Heartsick (Gretchen Lowell, #1)

“And?” Susan asked.

Archie held the cold bottle next to his face and squeezed his eyes shut. “It’s complicated.”

Susan glanced at her purse. The spine of the paperback was still visible where she had tucked it in the main compartment, along with some loose tampons, her Paul Frank wallet, a plastic case of birth-control pills, and about thirty pens. “So, have you read The Last Victim?”

“God no,” Archie said, groaning.

Susan blushed. “It’s not bad. You know, for a true-crime thriller. Not much in the way of actual journalism. I called the writer. She said that you refused to talk to her. Your ex-wife refused to talk to her. Your doctor refused to talk to her. The department refused to talk to her. She based the thing mostly on news accounts, public record, and her own torrid imagination. There’s this scene at the end where you talk Gretchen Lowell into turning herself in. You convince her that she can be a better person, and she is overcome by your grace and goodness.”

Archie laughed out loud.

“Didn’t happen like that?”

“No.”

“What do you remember?” Susan asked.

Archie flinched.

“You okay?”

“Headache,” he explained. He reached into his pocket and produced a brass pillbox, withdrew three white oval pills, and swallowed them with a pull of beer.

“What are those?” Susan asked.

“Headache pills.”

Susan threw him a dubious look. “Do you really not remember those ten days?”

Archie blinked slowly and let his eyes settle on Susan. He looked at her for long time. Then his eyes slid slowly to a digital clock that sat on a bookcase. The time was wrong, but Archie didn’t appear to care. “I remember those ten days better than I do the days my children were born.”

The heat turned off and the room fell quiet. “Tell me what you remember,” Susan said. Her voice cracked like a teenage boy’s. She could feel Archie appraising her. And she put on her best smile, the one she had learned to use so long ago, the one that made all the men understand that no matter what their troubles, she could make them feel better. Archie wasn’t buying.

“Not yet,” Archie said finally. “You have three more stories, right? You don’t want to spoil the suspense.”

Susan wasn’t ready to let it go. “What about the ‘second man’ theory? Some of the reports said that you said there was a second man there. Someone who was never caught. Do you remember that?”

Archie closed his eyes. “Gretchen has always denied it. I never saw him. It was more of an impression that I had. But I was also not in the most stable mental condition.” He reached up and rubbed the back of his neck and looked at Susan. “I’m tired. Let’s continue this some other time.”

Susan dropped her head in her hands in mock frustration.

“We’ll get to it,” Archie said. “I promise.”
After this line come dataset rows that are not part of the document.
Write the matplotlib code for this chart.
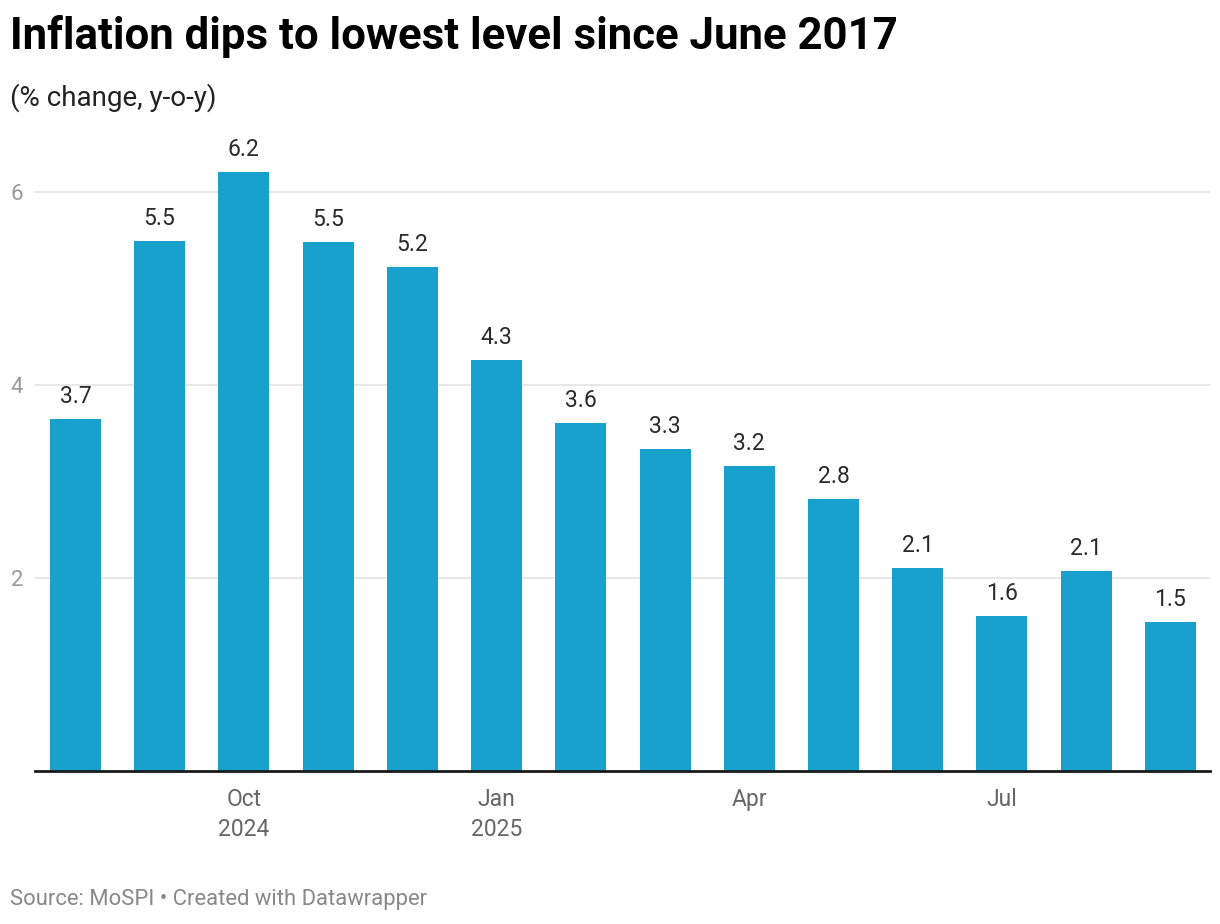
import matplotlib
matplotlib.use('Agg')
import matplotlib.pyplot as plt

plt.rcParams['font.family'] = ['Roboto', 'DejaVu Sans']

# CPI inflation, % change y-o-y, Aug 2024 - Sep 2025
months = ['Aug', 'Sep', 'Oct', 'Nov', 'Dec', 'Jan', 'Feb', 'Mar', 'Apr', 'May', 'Jun', 'Jul', 'Aug', 'Sep']
values = [3.65, 5.49, 6.21, 5.48, 5.22, 4.26, 3.61, 3.34, 3.16, 2.82, 2.10, 1.61, 2.07, 1.54]
value_labels = ['3.7', '5.5', '6.2', '5.5', '5.2', '4.3', '3.6', '3.3', '3.2', '2.8', '2.1', '1.6', '2.1', '1.5']
tick_pos = [2, 5, 8, 11]
tick_labels = ['Oct\n2024', 'Jan\n2025', 'Apr', 'Jul']
y_ticks = [2, 4, 6]

W, H = 1220, 924
fig = plt.figure(figsize=(W / 100, H / 100), dpi=100)
ax = fig.add_axes([35 / W, (H - 771) / H, (1210 - 35) / W, (771 - 150) / H])

x = list(range(len(values)))
ax.bar(x, values, width=0.605, color='#18a1cd', zorder=2)
for xi, v, lab in zip(x, values, value_labels):
    ax.annotate(lab, (xi, v), xytext=(0, 8), textcoords='offset points',
                ha='center', va='bottom', fontsize=16.5, color='#2a2a2a')

ax.set_xlim(-0.48, 13.47)
ax.set_ylim(0, 6.435)
ax.set_yticks(y_ticks)
ax.set_yticklabels([str(t) for t in y_ticks])
ax.set_xticks(tick_pos)
ax.set_xticklabels(tick_labels, linespacing=1.4)
ax.tick_params(axis='x', length=0, pad=12, labelsize=16.5, labelcolor='#666666')
ax.tick_params(axis='y', length=0, pad=8.5, labelsize=16, labelcolor='#999999')
ax.grid(axis='y', color='#e5e5e5', linewidth=1.3, zorder=0)
for s in ['top', 'right', 'left']:
    ax.spines[s].set_visible(False)
ax.spines['bottom'].set_color('#1a1a1a')
ax.spines['bottom'].set_linewidth(2)
ax.spines['bottom'].set_zorder(3)

fig.text(10 / W, 1 - 37 / H, 'Inflation dips to lowest level since June 2017',
         fontsize=31.5, fontweight='bold', color='#000000', va='center', ha='left')
fig.text(10 / W, 1 - 98 / H, '(% change, y-o-y)', fontsize=20, color='#222222', va='center', ha='left')
fig.text(10 / W, 1 - 900 / H, 'Source: MoSPI \u2022 Created with Datawrapper',
         fontsize=15.8, color='#888888', va='center', ha='left')

fig.savefig('out.png', dpi=100)
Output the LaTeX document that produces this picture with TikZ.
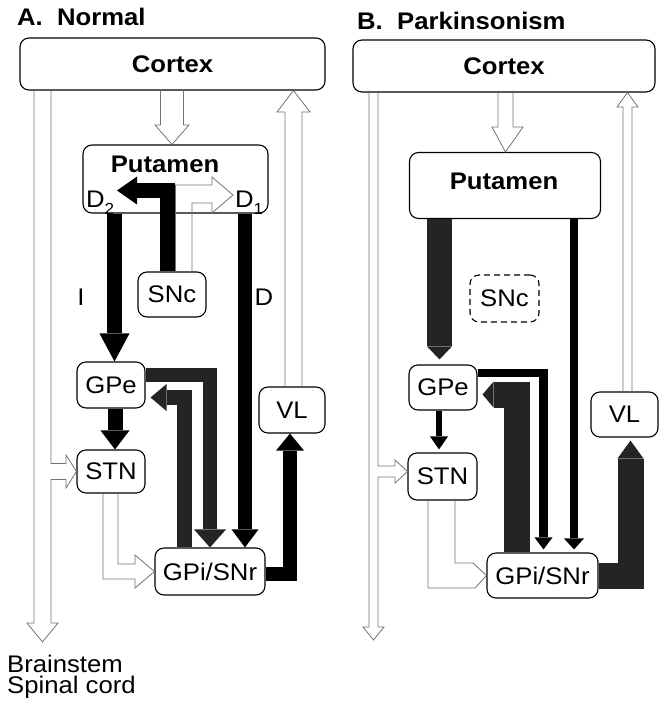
\documentclass[tikz,border=0pt]{standalone}
\usepackage{fontspec}
\setmainfont{Liberation Sans}[FakeStretch=1.07]
\usetikzlibrary{arrows.meta}
\newcommand\labfont{\fontsize{24}{21}\selectfont}
\newcommand\boldlabfont{\fontsize{24}{26}\selectfont\bfseries}
\newcommand\subfont{\fontsize{16}{16}\selectfont}
\begin{document}
\begin{tikzpicture}[x=1pt,y=-1pt,
  nbox/.style={draw, line width=1.1pt, rounded corners=9pt, inner sep=0pt, font=\labfont},
  hollow/.style={draw=black!55, line width=0.8pt, line join=miter},
  bar/.style={draw=black, line join=miter, line cap=butt},
  mot/.style={draw=black!86},
  txt/.style={font=\labfont, inner sep=0pt},
]
\useasboundingbox (0,0) rectangle (660,702);

% ---------------- Panel A ----------------
\node[txt, font=\boldlabfont, anchor=base west] (titleA) at (17,25) {A.\ \ Normal};
\node[nbox, font=\boldlabfont, minimum width=305pt, minimum height=52pt] (cortexA) at (172.5,64) {Cortex};
\node[nbox, minimum width=185pt, minimum height=68pt] (putA) at (175.5,179) {};
\node[txt, font=\boldlabfont] (putAt) at (165,164) {Putamen};
\node[txt, anchor=base west] (d2) at (86,207) {D\raisebox{-7pt}{\subfont 2}};
\node[txt, anchor=base west] (d1) at (235,207) {D\raisebox{-7pt}{\subfont 1}};
\node[nbox, minimum width=68pt, minimum height=45pt] (sncA) at (172,294.5) {SNc};
\node[nbox, minimum width=68pt, minimum height=46pt] (gpeA) at (111,385) {GPe};
\node[nbox, minimum width=68pt, minimum height=43pt] (stnA) at (111,471.5) {STN};
\node[nbox, minimum width=110pt, minimum height=47pt] (gpiA) at (210,571.5) {GPi/SNr};
\node[nbox, minimum width=66pt, minimum height=46pt] (vlA) at (292,410) {VL};
\node[txt] (lblI) at (81,297) {I};
\node[txt] (lblD) at (264,297) {D};
\node[txt, anchor=base west, align=left] (bs) at (7,693) {Brainstem\\Spinal cord};

\coordinate (d2tip) at (117,190.5);
\coordinate (d1tip) at (233,195);
\coordinate (bsA) at (42.5,642);

% hollow connectors A
\draw[hollow] (cortexA.south -| 160.5,0) -- (160.5,125) -- (155,125) -- (putA.north -| 172,0) -- (189,125) -- (183.5,125) -- (cortexA.south -| 183.5,0);
\draw[hollow] (vlA.north -| 285,0) -- (285,112) -- (277,112) -- (cortexA.south -| 293.5,0) -- (310,112) -- (302,112) -- (vlA.north -| 302,0);
\draw[hollow] (cortexA.south -| 34,0) -- (34,623) -- (27,623) -- (bsA) -- (58,623) -- (51,623) -- (51,479.5) -- (66,479.5) -- (66,488) -- (stnA.west) -- (66,455) -- (66,463.5) -- (51,463.5) -- (cortexA.south -| 51,0);
\draw[hollow] (stnA.south -| 103,0) -- (103,579) -- (135,579) -- (135,588) -- (gpiA.west) -- (135,555) -- (135,564) -- (118,564) -- (stnA.south -| 118,0);
\draw[hollow] (sncA.north -| 175.5,0) -- (175.5,185) -- (212,185) -- (212,177) -- (d1tip) -- (212,213) -- (212,203) -- (192,203) -- (sncA.north -| 192,0);

% thick connectors A
\draw[bar, line width=15pt, -{Triangle[width=28pt,length=20pt,line width=0pt]}] (sncA.north -| 167.5,0) -- (167.5,190.5) -- (d2tip);
\draw[bar, line width=15pt, -{Triangle[width=30pt,length=28pt,line width=0pt]}] (putA.south -| 114.5,0) -- (gpeA.north -| 114.5,0);
\draw[bar, line width=14pt, -{Triangle[width=27pt,length=18pt,line width=0pt]}] (putA.south -| 245,0) -- (gpiA.north -| 245,0);
\draw[bar, line width=15pt, -{Triangle[width=29pt,length=19pt,line width=0pt]}] (gpeA.south -| 115,0) -- (stnA.north -| 115,0);
\draw[bar, mot, line width=14pt, -{Triangle[width=32pt,length=18pt,line width=0pt]}] (gpeA.east |- 0,375) -- (210,375) -- (gpiA.north -| 210,0);
\draw[bar, mot, line width=15pt, -{Triangle[width=27pt,length=16pt,line width=0pt]}, shorten >=5pt] (gpiA.north -| 184.5,0) -- (184.5,397.5) -- (gpeA.east |- 0,397.5);
\draw[bar, line width=14pt, -{Triangle[width=28pt,length=17pt,line width=0pt]}] (gpiA.east |- 0,573.5) -- (290,573.5) -- (vlA.south -| 290,0);

% ---------------- Panel B ----------------
\node[txt, font=\boldlabfont, anchor=base west] (titleB) at (357,29) {B.\ \ Parkinsonism};
\node[nbox, font=\boldlabfont, minimum width=302pt, minimum height=52pt] (cortexB) at (504,66) {Cortex};
\node[nbox, minimum width=191pt, minimum height=66pt] (putB) at (505,185.5) {};
\node[txt, font=\boldlabfont] (putBt) at (504,181) {Putamen};
\node[nbox, dash pattern=on 6pt off 4pt, minimum width=69pt, minimum height=47pt] (sncB) at (504.5,298.5) {SNc};
\node[nbox, minimum width=68pt, minimum height=45pt] (gpeB) at (443,387.5) {GPe};
\node[nbox, minimum width=69pt, minimum height=47pt] (stnB) at (442.5,476.5) {STN};
\node[nbox, minimum width=111pt, minimum height=45pt] (gpiB) at (542.5,575.5) {GPi/SNr};
\node[nbox, minimum width=67pt, minimum height=45pt] (vlB) at (624.5,414.5) {VL};

\coordinate (bsB) at (373.5,640);

% hollow connectors B
\draw[hollow] (cortexB.south -| 498,0) -- (498,127) -- (492,127) -- (putB.north -| 505.5,0) -- (523,127) -- (513,127) -- (cortexB.south -| 513,0);
\draw[hollow] (vlB.north -| 623,0) -- (623,107) -- (617,107) -- (cortexB.south -| 627.5,0) -- (638,107) -- (632,107) -- (vlB.north -| 632,0);
\draw[hollow] (cortexB.south -| 369,0) -- (369,627) -- (363,627) -- (bsB) -- (384,627) -- (378,627) -- (378,477) -- (395,477) -- (395,483) -- (stnB.west |- 0,471.5) -- (395,460) -- (395,466) -- (378,466) -- (cortexB.south -| 378,0);
\draw[hollow] (stnB.south -| 428,0) -- (428,588) -- (475,588) -- (gpiB.west) -- (473,563) -- (455,563) -- (stnB.south -| 455,0);

% thick connectors B
\draw[bar, mot, line width=25pt, -{Triangle[width=25pt,length=13pt,line width=0pt]}, shorten >=5pt] (putB.south -| 439.5,0) -- (gpeB.north -| 439.5,0);
\draw[bar, line width=8pt, -{Triangle[width=20pt,length=11pt,line width=0pt]}, shorten >=3pt] (putB.south -| 574,0) -- (gpiB.north -| 574,0);
\draw[bar, line width=8.5pt, -{Triangle[width=18pt,length=12pt,line width=0pt]}, shorten >=3pt] (gpeB.east |- 0,373) -- (543.5,373) -- (gpiB.north -| 543.5,0);
\draw[bar, mot, line width=26pt, -{Triangle[width=26pt,length=11pt,line width=0pt]}, shorten >=5pt] (gpiB.north -| 516.5,0) -- (516.5,394.5) -- (gpeB.east |- 0,394.5);
\draw[bar, line width=6.5pt, -{Triangle[width=18pt,length=13pt,line width=0pt]}, shorten >=3pt] (gpeB.south -| 439,0) -- (stnB.north -| 439,0);
\draw[bar, mot, line width=26pt, -{Triangle[width=26pt,length=18pt,line width=0pt]}, shorten >=3pt] (gpiB.east |- 0,576) -- (630.5,576) -- (vlB.south -| 630.5,0);
\end{tikzpicture}
\end{document}
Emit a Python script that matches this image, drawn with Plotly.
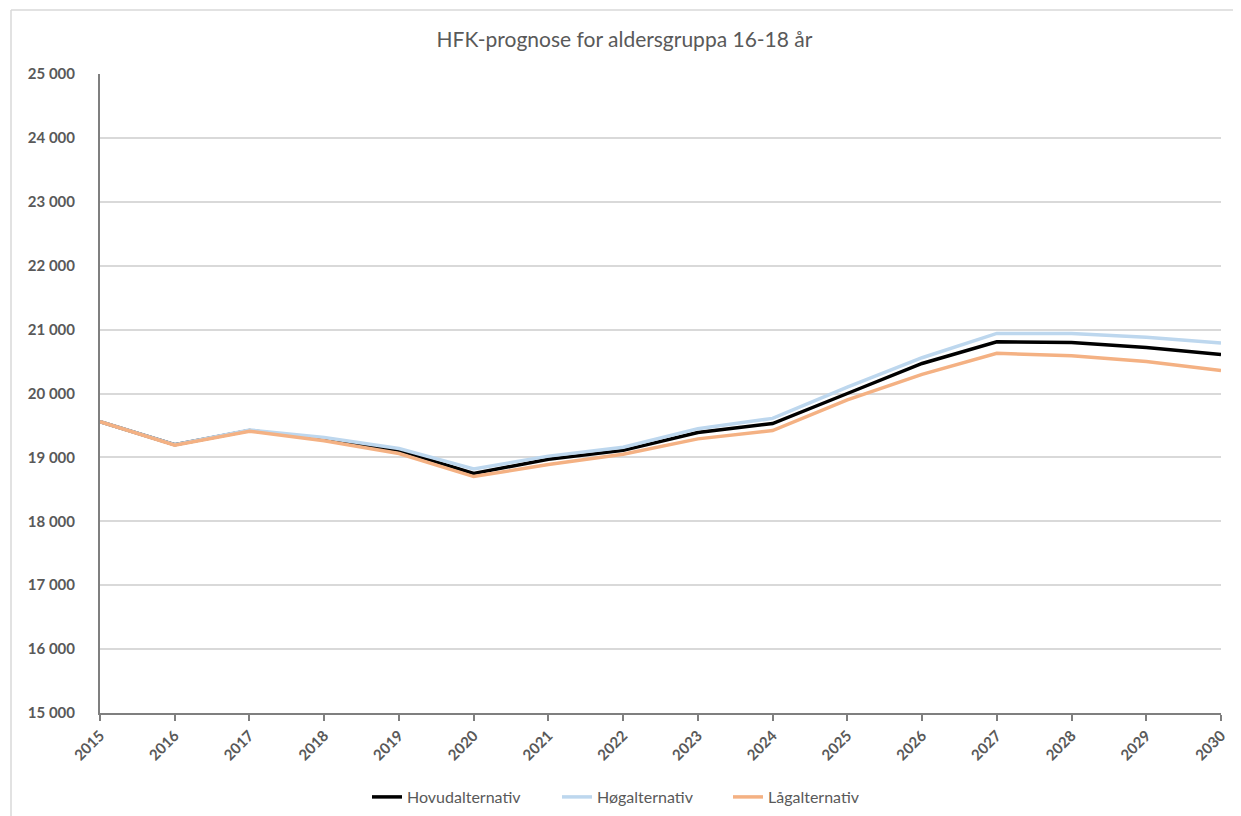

She snapped off the digital recorder. “Can I use your bathroom?”

“It’s off the hall.”

She stood up and walked down the hall to the bathroom. It was as unremarkable as the rest of the apartment. A fiberglass tub and shower combo with a sliding frosted-glass door. A cheap sink with plastic faucet knobs set in a pressboard cabinet. Two gray towels of an unimpressive thread count hanging limply on oak towel racks. Two more sat freshly laundered and folded on the back of the toilet. The bathroom was clean, but not too clean, not fastidious. She stood at the sink, staring at her reflection. Fuck. Fuck. Fuck. She was close to the biggest story of her career. So why did she feel so crappy? And what was she thinking with the pigtails? She pulled them out, combed her hair with her fingers, and tied her hair back at her neck. The light in the bathroom made her flesh look like raw chicken. She wondered how Archie Sheridan faced himself in that mirror each morning, sallow, every wrinkle shadowed. No wonder he was a head case. She dug into her pocket, retrieved some lip gloss, and slathered it on liberally. Did he want to be forced back on medical leave? Is that was this was all about?

She flushed the toilet and used the cover of the noise to open the door of the medicine cabinet. Shaving cream. Razors. Toothpaste and toothbrush. Deodorant. And two shelves of amber plastic pill bottles. She spun them around by their white lids to read the prescription information. Vicodin. Colace. Percocet. Zantac. Ambien. Xanax. Prozac. Large bottles. Small bottles. Nothing that would interfere with his ability to do his job, Fergus had said. Right. There were enough pills in that cabinet to medicate an elephant. All made out to Archie Sheridan. Fuck. If he needed all this stuff to function, he was worse off than she thought. And a better actor.

She memorized the names, carefully turned the bottles back to their original orientation, closed the cabinet, and walked back into the living room.